@zero24x the stagger is dependent on a few factors;
target file size
available memory
IO strategy implemented
TLDR;
granularity = floor ( <target_size> / <memory> )
or, when using gpuplot -buffer
granularity = floor ( <target_size> / <memory> / 2 )
example 1
the stagger value directly relates to the amount of memory allocated to the plotting process. Nonces are computed sequentially (with 4096 sequential scoops in them), but writing a file with stagger 1
[id_start_length_stagger]
filename: 0_0_1024_1
produces a 256 MiB ( 1024 * 4096 * 64Bytes) file that stored nonces like this:
0,1,2,..4095
..
0,1,2,..,4095 (1024x total)
which is very unfortunate for mining, as a lot of seeks have to be performed.
While mining, we're interested in a specific scoop in all nonces - this hardens Burst against GPU/ASIC attacks.
Therefore, the perfect organization of this example file would be
filename: 0_0_1024_1024
0,0,..,0 (1024x)
1,1,..,1 (1024x)
..
4095,4095,..,4095 (1024x)
This organziation allows the miner process to read 1024 scoops needed for the particular block to be solved in one go, a sequential read of 1024 * 64 Bytes = 64 KiB, as opposed to 1024 * 64 Bytes and 1023 seeks in between (head movement).

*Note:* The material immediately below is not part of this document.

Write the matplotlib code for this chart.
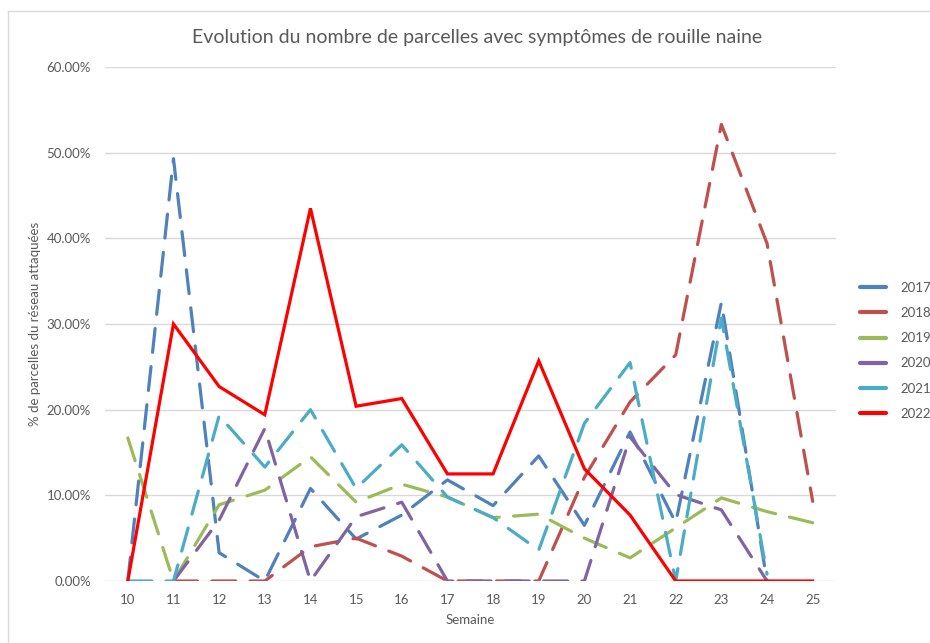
import numpy as np
import matplotlib
matplotlib.use("Agg")
import matplotlib.pyplot as plt
from matplotlib.lines import Line2D
import matplotlib.ticker as ticker

plt.rcParams['font.family'] = ['Lato', 'DejaVu Sans']

nan = np.nan
semaines = list(range(10, 26))

# % de parcelles attaquées, par semaine (10 -> 25)
v2017 = [0, 49.3, 3.3, 0, 10.8, 4.9, 7.7, 11.8, 8.8, 14.6, 6.5, 17.4, 6.8, 32.5, 0, nan]
v2018 = [nan, 0, 0, 0, 4.0, 5.0, 2.9, 0, 0, 0, 12.1, 20.9, 26.4, 53.3, 39.4, 9.3]
v2019 = [16.7, 0, 8.9, 10.6, 14.5, 9.2, 11.3, 9.8, 7.4, 7.8, 5.0, 2.7, 6.2, 9.7, 8.1, 6.8]
v2020 = [nan, 0, 7.1, 17.8, 0, 7.5, 9.2, 0, 0, 0, 0, 16.8, 10.1, 8.3, 0, nan]
v2021 = [0, 0, 19.3, 13.3, 20.0, 10.8, 15.9, 9.8, 7.4, 3.6, 18.4, 25.5, 0, 30.7, 0.8, nan]
v2022 = [0, 30.0, 22.7, 19.4, 43.5, 20.4, 21.3, 12.5, 12.5, 25.7, 13.1, 7.7, 0, 0, 0, 0]

annees = ['2017', '2018', '2019', '2020', '2021', '2022']
series = [v2017, v2018, v2019, v2020, v2021, v2022]
couleurs = ['#4F81BD', '#C0504D', '#9BBB59', '#8064A2', '#4BACC6', '#FF0000']

fig = plt.figure(figsize=(9.3, 6.43), dpi=100)
ax = fig.add_axes([105/930, 1-581/643, (835.5-105)/930, (581-67)/643])

for nom, vals, c in zip(annees, series, couleurs):
    if nom == '2022':
        ax.plot(semaines, vals, color=c, lw=2.3, solid_joinstyle='miter', zorder=3)
    else:
        ax.plot(semaines, vals, color=c, lw=2.3, linestyle=(0, (7.5, 4.5)),
                dash_capstyle='round', dash_joinstyle='round', zorder=2)

ax.set_xlim(9.5, 25.5)
ax.set_ylim(0, 60)
ax.set_xticks(semaines)
ax.set_yticks(np.arange(0, 61, 10))
ax.yaxis.set_major_formatter(ticker.FuncFormatter(lambda v, p: '%.2f%%' % v))
ax.grid(axis='y', color='#D9D9D9', lw=1)
ax.set_axisbelow(True)
for s in ax.spines.values():
    s.set_visible(False)
ax.tick_params(length=0, colors='#595959', labelsize=9.5)
ax.tick_params(axis='x', pad=9)
ax.tick_params(axis='y', pad=10)

ax.set_xlabel('Semaine', color='#595959', fontsize=9.5, labelpad=6)
ax.set_ylabel('% de parcelles du réseau attaquées', color='#595959', fontsize=9.5, labelpad=4)
fig.text(477/930, 1-38/643, 'Evolution du nombre de parcelles avec symptômes de rouille naine',
         ha='center', va='center', fontsize=14, color='#595959')

handles = [Line2D([], [], color=c, lw=3, solid_capstyle='round') for c in couleurs]
fig.legend(handles, annees, loc='upper left', bbox_to_anchor=(848/930, 1-270/643),
           frameon=False, fontsize=9.5, labelcolor='#595959', handlelength=2.0,
           handletextpad=1.1, labelspacing=1.0)

# cadre du graphique
fig.add_artist(Line2D([8/930, 8/930], [0, 1-11/643], color='#D9D9D9', lw=1))
fig.add_artist(Line2D([8/930, 1], [1-11/643, 1-11/643], color='#D9D9D9', lw=1))

fig.savefig('out.png', dpi=100)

So the plotter process computes as many nonces as fit the configured memory limit. Upon writing into the file,
all scoops 0 are collected and written sequentially,
repeat for the remaining 4095 scoops.
if you allocated 32 MiB to the plotter, the internal structure of the file is:
filename: 0_0_1024_128
0,0,..,0 (128x)
..
4095,4095,..,4095 (128x)
0,0,..,0 (128x)
..
4095,4095,..,4095 (128x)
... (repeated for a total of 8 times).
The plotter can therefore only plot a multiple of 128 nonces (in this example).
gpuplot has another "tweak" - it uses twice the memory for a shadow copy to allow for parallel computing and file I/O.
If your stagger value is less than, say, 8 MiB (131,072), your disk may not operate optimally because it spends more time seeking then reading. You then need to optimize your file, that is: reorganize from
0_0_1024_128 to
0_0_1024_1024.
But there is a variant on this, and it trades compute power against IO
example 2
using the gpuplot terminology: you may plot in "direct" or "buffere" mode.
"buffer mode" was example 1 above.
"direct mode" computes file-length times the scoop 0 and writes them out.
Then it computes file-length times the scoop 0 to 1, discards 0, writes all scoop 1 out.
Repeat until finished (4096 scoops).
The problem is, scoops (64 Bytes) can not be computed "individually" but only as part of a whole nonce (4096 * 64 Bytes).
If you plot a 1 TiB file ( 1 TiB = 4,194,304 nonces ) every single scoop needs 256 MiB ( 1 TiB / 4096 ).
If you assign 4 GiB memory to gpuplot, 16 scoops can be computed in one go ( 4 GiB / 256 MiB ).
No double buffering here, as computing is slow - you throw away ~127 of 128 results - you keep only the requested 16 out of computed 4096 values.
(I think it aborts right after hitting the wanted scoop, hence 127/128 and not 255/256, a 50% speedup).
This scenario only makes sense if your IO is a lot slower than computation (most users : single disk and potent GPU).
The plotter can therefore only plot a multiple of 16 nonces (in this example).
example 3
another variant is xplotter, which has a fast mode of pre-allocating a sequential file of the target size on NTFS.
wplot (?) pre-allocated a continous file by writing out <target-size> zeroes (to have it physically sequential on disk) and then seeking in this file for writing a fully optimized file (length==stagger).
It then computes nonces as usual (scoops 0..4095), aggregates them according to available memory, and then writes out a fully optimized file by doing the seeks for perfect placement.
If we still have 4 GiB memory for plotting, the granularity is 256 ( 1 TiB / 4 GiB ).